## Task instructions
Exactly the lines from the one containing "Give me the matplotlib source for this chart." through the one containing "ax = fig.add_axes([0.098, 0.1216, 0.822, 0.7325])" are to be returned, please, without any pictures.

^^^^^^^^^^^^^^^^

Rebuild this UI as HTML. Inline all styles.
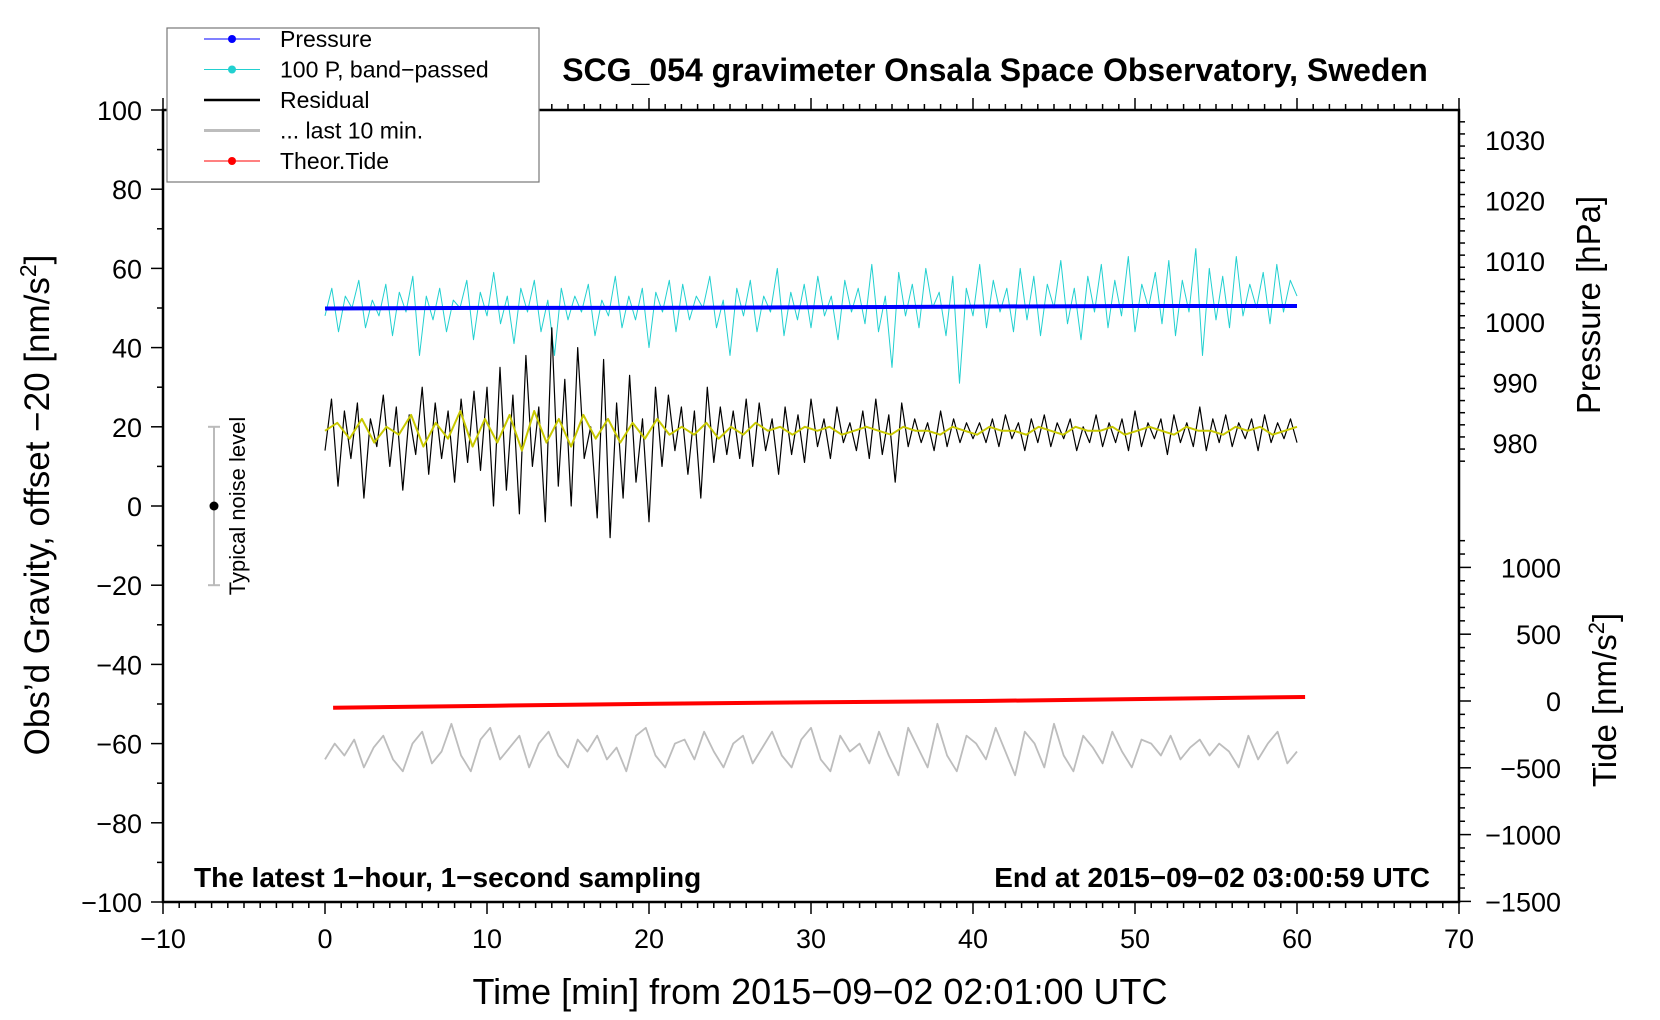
<!DOCTYPE html>
<html><head><meta charset="utf-8"><style>
html,body{margin:0;padding:0;background:#fff;}
svg{display:block;font-family:"Liberation Sans",Arial,sans-serif;}
</style></head><body>
<svg id="chart" width="1660" height="1020" viewBox="0 0 1660 1020" xmlns="http://www.w3.org/2000/svg">
<g id="plot"></g>
</svg>
<script>
const xTicks=[-10,0,10,20,30,40,50,60,70];
const yTicks=[100,80,60,40,20,0,-20,-40,-60,-80,-100];
const pTicks=[1030,1020,1010,1000,990,980];
const tTicks=[1000,500,0,-500,-1000,-1500];
const residual=[14,27,5,24,12,26,2,22,15,28,10,25,4,23,13,30,8,26,12,24,6,27,11,29,9,
30,0,35,4,28,-2,38,10,25,-4,45,5,32,0,40,12,20,-3,37,-8,26,2,33,6,22,-4,30,10,28,14,25,8,24,2,30,11,25,13,
24,12,27,10,26,14,22,8,25,13,23,11,27,15,22,12,25,16,21,14,24,12,27,13,23,6,26,15,22,16,21,14,24,15,22,16,21,17,
21,16,22,15,23,17,21,14,22,16,23,15,21,17,22,14,20,16,23,15,21,16,22,14,24,15,21,17,22,13,23,16,21,15,25,14,22,16,23,15,21,17,22,14,23,16,21,17,22,16];
const smooth=[19,21,17,22,16,20,18,23,15,21,17,24,15,22,16,23,14,24,16,22,15,23,17,22,16,21,17,22,18,20,18,21,17,20,18,21,19,20,18,20,19,20,18,19,20,19,18,20,19,19,18,20,19,18,20,19,19,18,20,19,18,20,19,19,20,18,19,20,19,18,20,19,19,18,20,19,20,18,19,20];
const bandP=[48,55,44,53,50,57,45,52,48,56,43,54,49,58,38,53,47,55,44,52,50,57,42,54,48,59,46,53,41,55,49,57,44,52,38,55,47,53,49,56,43,52,48,58,45,53,47,55,40,54,49,57,44,56,47,53,50,58,45,52,38,55,48,57,44,53,49,60,43,54,47,56,45,58,48,53,42,57,49,55,46,61,44,53,35,59,48,56,45,60,50,54,43,58,31,55,48,61,45,57,49,55,44,60,47,58,43,56,50,62,46,55,42,58,49,61,45,57,48,63,44,56,50,59,46,62,43,57,49,65,38,60,47,58,45,63,48,56,50,59,46,61,49,57,53];
const pressure=[1002.2,1002.3,1002.3,1002.4,1002.5,1002.6,1002.6];
const tide=[-50,-35,-20,-10,0,15,30];
const grayLast=[-64,-60,-63,-59,-66,-61,-58,-64,-67,-60,-57,-65,-62,-55,-63,-67,-59,-56,-64,-61,-58,-66,-60,-57,-63,-66,-59,-62,-58,-64,-61,-67,-58,-56,-63,-66,-60,-59,-64,-57,-62,-66,-60,-58,-65,-61,-57,-63,-66,-59,-56,-64,-67,-58,-62,-60,-65,-57,-63,-68,-56,-61,-66,-55,-63,-67,-58,-60,-64,-56,-62,-68,-57,-60,-66,-55,-63,-67,-58,-61,-65,-57,-62,-66,-59,-60,-63,-58,-64,-61,-59,-63,-60,-62,-66,-58,-64,-60,-57,-65,-62];

const NS='http://www.w3.org/2000/svg';
const g=document.getElementById('plot');
const X=t=>163+(t+10)*16.2;
const YL=v=>110+(100-v)*3.96;
const YP=p=>140+(1030-p)*6.06;
const YT=v=>701-v*0.1336;
function mk(tag,attrs,parent){const e=document.createElementNS(NS,tag);for(const k in attrs)e.setAttribute(k,attrs[k]);(parent||g).appendChild(e);return e;}
function series(vals,t0,t1,yf,color,w,name){
  const n=vals.length;let d='';
  vals.forEach((v,i)=>{const t=t0+(t1-t0)*i/(n-1);d+=(i?'L':'M')+X(t).toFixed(1)+','+yf(v).toFixed(1);});
  const p=mk('path',{d:d,fill:'none',stroke:color,'stroke-width':w,'stroke-linejoin':'round'});
  
  
}
function text(x,y,s,attrs,name){const e=mk('text',Object.assign({x:x,y:y},attrs));e.textContent=s;
  
  return e;}

const fr=mk('rect',{x:163,y:110,width:1296,height:792,fill:'none',stroke:'#000','stroke-width':2.5});


for(let t=-10;t<=70;t++){const maj=t%10===0;
  mk('line',{x1:X(t),x2:X(t),y1:902,y2:902+(maj?12:6),stroke:'#000','stroke-width':1.5});
  mk('line',{x1:X(t),x2:X(t),y1:110,y2:110-(maj?12:6),stroke:'#000','stroke-width':1.5});}
xTicks.forEach(t=>text(X(t),948,String(t).replace('-','\u2212'),{'font-size':27,'text-anchor':'middle'},'x-tick-label'));
for(let v=-100;v<=100;v+=10){const maj=v%20===0;mk('line',{x1:163,x2:163-(maj?12:6),y1:YL(v),y2:YL(v),stroke:'#000','stroke-width':1.5});}
yTicks.forEach(v=>text(142,YL(v)+10,String(v).replace('-','\u2212'),{'font-size':27,'text-anchor':'end'},'y-tick-label'));
for(let p=975;p<=1035;p+=2){const maj=p%10===0;const y=YP(p);if(y<110||y>470)continue;mk('line',{x1:1459,x2:1459+(maj?12:6),y1:y,y2:y,stroke:'#000','stroke-width':1.5});}
pTicks.forEach(p=>text(1515,YP(p)+10,String(p),{'font-size':27,'text-anchor':'middle'},'pressure-tick-label'));
for(let v=-1500;v<=1250;v+=100){const maj=v%500===0;mk('line',{x1:1459,x2:1459+(maj?12:6),y1:YT(v),y2:YT(v),stroke:'#000','stroke-width':1.5});}
tTicks.forEach(v=>text(1561,YT(v)+10,String(v).replace('-','\u2212'),{'font-size':27,'text-anchor':'end'},'tide-tick-label'));

series(grayLast,0,60,YL,'#bdbdbd',1.8,'last-10-min-line');
series(tide,0.5,60.5,YT,'#ff0000',4,'theor-tide-line');
series(bandP,0,60,YL,'#22d0d0',1,'band-passed-pressure-line');
series(pressure,0,60,YP,'#0000ff',4,'pressure-line');
series(residual,0,60,YL,'#000',1.2,'residual-line');
series(smooth,0,60,YL,'#c8c800',2,'residual-smoothed-line');

mk('line',{x1:214,x2:214,y1:YL(20),y2:YL(-20),stroke:'#bbb','stroke-width':2});
mk('line',{x1:208,x2:220,y1:YL(20),y2:YL(20),stroke:'#bbb','stroke-width':2});
mk('line',{x1:208,x2:220,y1:YL(-20),y2:YL(-20),stroke:'#bbb','stroke-width':2});
const nd=mk('circle',{cx:214,cy:YL(0),r:4.5,fill:'#000'});


text(0,0,'Typical noise level',{'font-size':22,'text-anchor':'middle',transform:'translate(245,'+YL(0)+') rotate(-90)'},'noise-level-label');

text(995,81,'SCG_054 gravimeter Onsala Space Observatory, Sweden',{'font-size':32,'font-weight':'bold','text-anchor':'middle'},'chart-title');
text(194,887,'The latest 1\u2212hour, 1\u2212second sampling',{'font-size':28,'font-weight':'bold'},'sampling-note');
text(1430,887,'End at 2015\u221209\u221202 03:00:59 UTC',{'font-size':28,'font-weight':'bold','text-anchor':'end'},'end-time-note');
text(820,1004,'Time [min] from 2015\u221209\u221202 02:01:00 UTC',{'font-size':36,'text-anchor':'middle'},'x-axis-title');
const yl=text(0,0,'',{'font-size':35,'text-anchor':'middle',transform:'translate(49,505) rotate(-90)'},'y-axis-title');
yl.innerHTML='Obs\u2019d Gravity, offset \u221220 [nm/s<tspan dy="-13" font-size="23">2</tspan><tspan dy="13">]</tspan>';
text(0,0,'Pressure [hPa]',{'font-size':33,'text-anchor':'middle',transform:'translate(1600,305) rotate(-90)'},'pressure-axis-title');
const tl=text(0,0,'',{'font-size':33,'text-anchor':'middle',transform:'translate(1616,700) rotate(-90)'},'tide-axis-title');
tl.innerHTML='Tide [nm/s<tspan dy="-12" font-size="22">2</tspan><tspan dy="12">]</tspan>';

const lg=mk('g',{});


mk('rect',{x:167,y:28,width:372,height:154,fill:'#fff',stroke:'#777','stroke-width':1.2},lg);
const items=[['Pressure','#0000ff',1,true],['100 P, band\u2212passed','#22d0d0',1,true],['Residual','#000',2.5,false],['... last 10 min.','#bdbdbd',3,false],['Theor.Tide','#ff0000',1,true]];
items.forEach((it,i)=>{const y=39+i*30.5;
  const e=mk('g',{},lg);
  
  
  mk('line',{x1:204,x2:260,y1:y,y2:y,stroke:it[1],'stroke-width':it[2]},e);
  if(it[3])mk('circle',{cx:232,cy:y,r:4,fill:it[1]},e);
  const t=mk('text',{x:280,y:y+8,'font-size':23},e);t.textContent=it[0];});
</script>
</body></html>
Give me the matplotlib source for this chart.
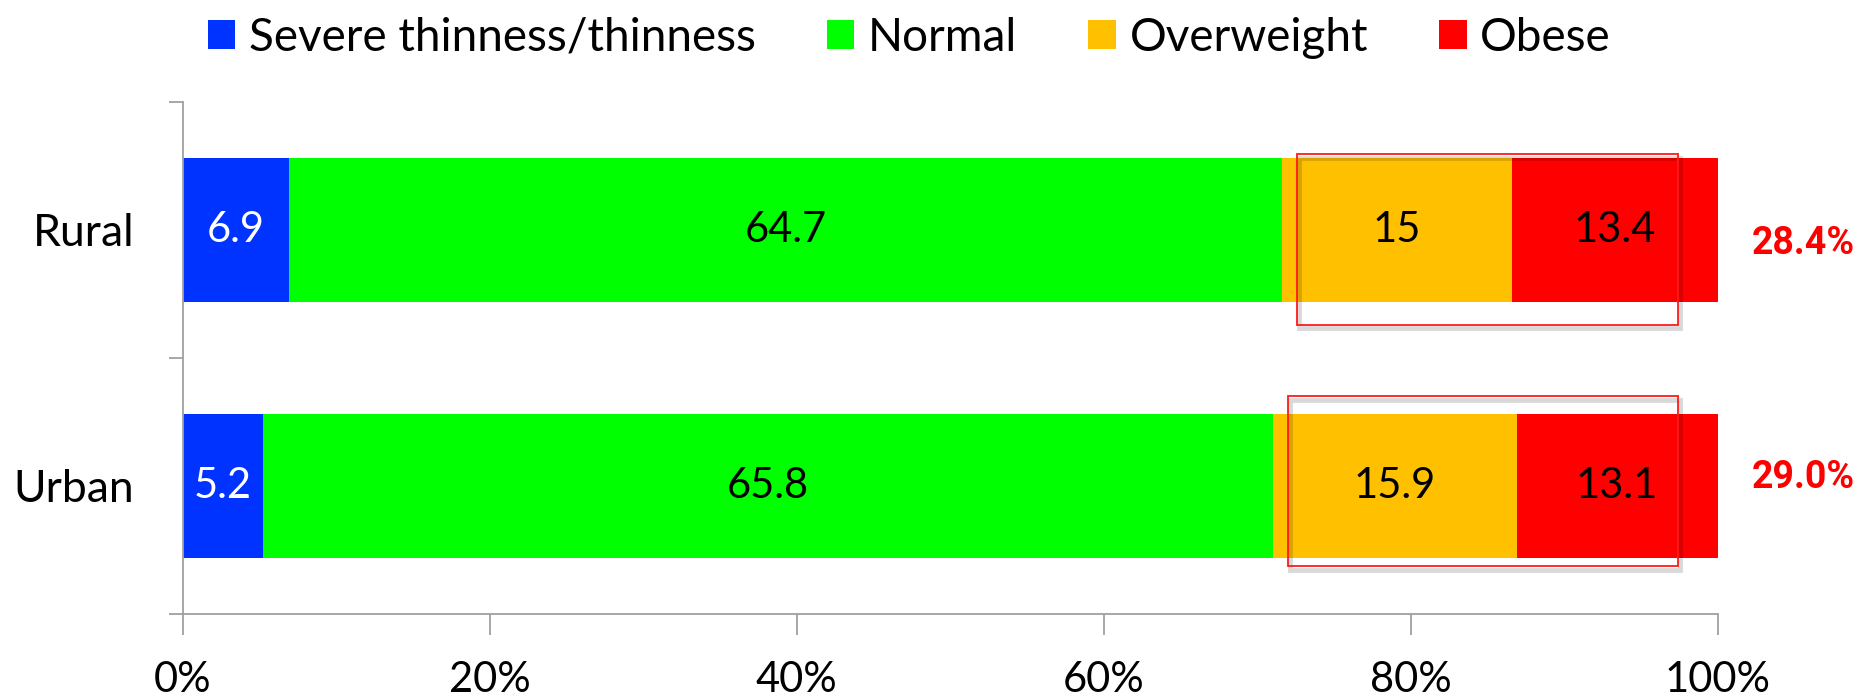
import numpy as np
import matplotlib.pyplot as plt
from matplotlib.patches import Patch, Rectangle
import matplotlib.patheffects as pe

plt.rcParams['font.family'] = ['Lato', 'DejaVu Sans']

# BMI categories by residence (percent)
places = ["Urban", "Rural"]
classes = ["Severe thinness/thinness", "Normal", "Overweight", "Obese"]
thin = [5.2, 6.9]
normal = [65.8, 64.7]
overweight = [15.9, 15.0]
obese = [13.1, 13.4]
value_text = [["5.2", "65.8", "15.9", "13.1"],
              ["6.9", "64.7", "15", "13.4"]]

colors = ["#0033ff", "#00ff00", "#ffc000", "#ff0000"]
axis_gray = "#a0a0a0"

series = [thin, normal, overweight, obese]

fig = plt.figure(figsize=(18.67, 6.99), dpi=100)
ax = fig.add_axes([0.098, 0.1216, 0.822, 0.7325])

ypos = np.arange(len(places))
bar_h = 0.56
left = np.zeros(len(places))
for k, (vals, col) in enumerate(zip(series, colors)):
    vals = np.array(vals)
    ax.barh(ypos, vals, left=left, height=bar_h, color=col, edgecolor="none")
    for i in range(len(places)):
        ax.text(left[i] + vals[i] / 2, ypos[i], value_text[i][k],
                ha="center", va="center", fontsize=30,
                color="white" if k == 0 else "black")
    left = left + vals

# boxes around overweight + obese, with the combined share beside them
box_shift = [0.016, -0.04]
label_shift = [0.035, -0.051]
start = np.array(thin) + np.array(normal)
for i in range(len(places)):
    x0 = start[i] + 1.0
    y0 = ypos[i] - 0.33 + box_shift[i]
    rect = Rectangle((x0, y0), 97.4 - x0, 0.665, fill=False,
                     edgecolor="#ff1a1a", linewidth=1.3, clip_on=False)
    rect.set_path_effects([pe.SimpleLineShadow(offset=(1.5, -2.5), shadow_color="black",
                                               alpha=0.15, linewidth=3.5),
                           pe.Normal()])
    ax.add_patch(rect)
    share = overweight[i] + obese[i]
    ax.text(105.55, ypos[i] + label_shift[i], "%.1f%%" % share, ha="center", va="center",
            fontsize=27, fontweight="bold", family=["Roboto", "DejaVu Sans"],
            color="#ff0000", clip_on=False)

ax.set_xlim(0, 100)
ax.set_ylim(-0.5, 1.5)

ax.set_xticks(np.arange(0, 101, 20))
ax.set_xticklabels(["%d%%" % v for v in range(0, 101, 20)])
ax.tick_params(axis="x", direction="out", length=15, width=1.3,
               color=axis_gray, labelsize=30, pad=19)

ax.set_yticks([-0.5, 0.5, 1.5])
ax.set_yticklabels([])
ax.set_yticks(ypos, minor=True)
ax.set_yticklabels(places, minor=True)
ax.tick_params(axis="y", which="major", direction="out", length=10, width=1.3,
               color=axis_gray)
ax.tick_params(axis="y", which="minor", length=0, labelsize=32, pad=35)

for s in ["top", "right"]:
    ax.spines[s].set_visible(False)
for s in ["left", "bottom"]:
    ax.spines[s].set_color(axis_gray)
    ax.spines[s].set_linewidth(1.3)

handles = [Patch(facecolor=c, edgecolor="none") for c in colors]
fig.legend(handles, classes, loc="upper center", bbox_to_anchor=(0.487, 1.035),
           ncol=4, frameon=False, fontsize=33, handlelength=0.6,
           handleheight=0.6, handletextpad=0.3, columnspacing=1.55)

fig.savefig("out.png", dpi=100)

^^^^^^^^^^^^^^^^

## Response for this exercise
Give me the matplotlib source for this chart.
import numpy as np
import matplotlib.pyplot as plt
from matplotlib.patches import Patch, Rectangle
import matplotlib.patheffects as pe

plt.rcParams['font.family'] = ['Lato', 'DejaVu Sans']

# BMI categories by residence (percent)
places = ["Urban", "Rural"]
classes = ["Severe thinness/thinness", "Normal", "Overweight", "Obese"]
thin = [5.2, 6.9]
normal = [65.8, 64.7]
overweight = [15.9, 15.0]
obese = [13.1, 13.4]
value_text = [["5.2", "65.8", "15.9", "13.1"],
              ["6.9", "64.7", "15", "13.4"]]

colors = ["#0033ff", "#00ff00", "#ffc000", "#ff0000"]
axis_gray = "#a0a0a0"

series = [thin, normal, overweight, obese]

fig = plt.figure(figsize=(18.67, 6.99), dpi=100)
ax = fig.add_axes([0.098, 0.1216, 0.822, 0.7325])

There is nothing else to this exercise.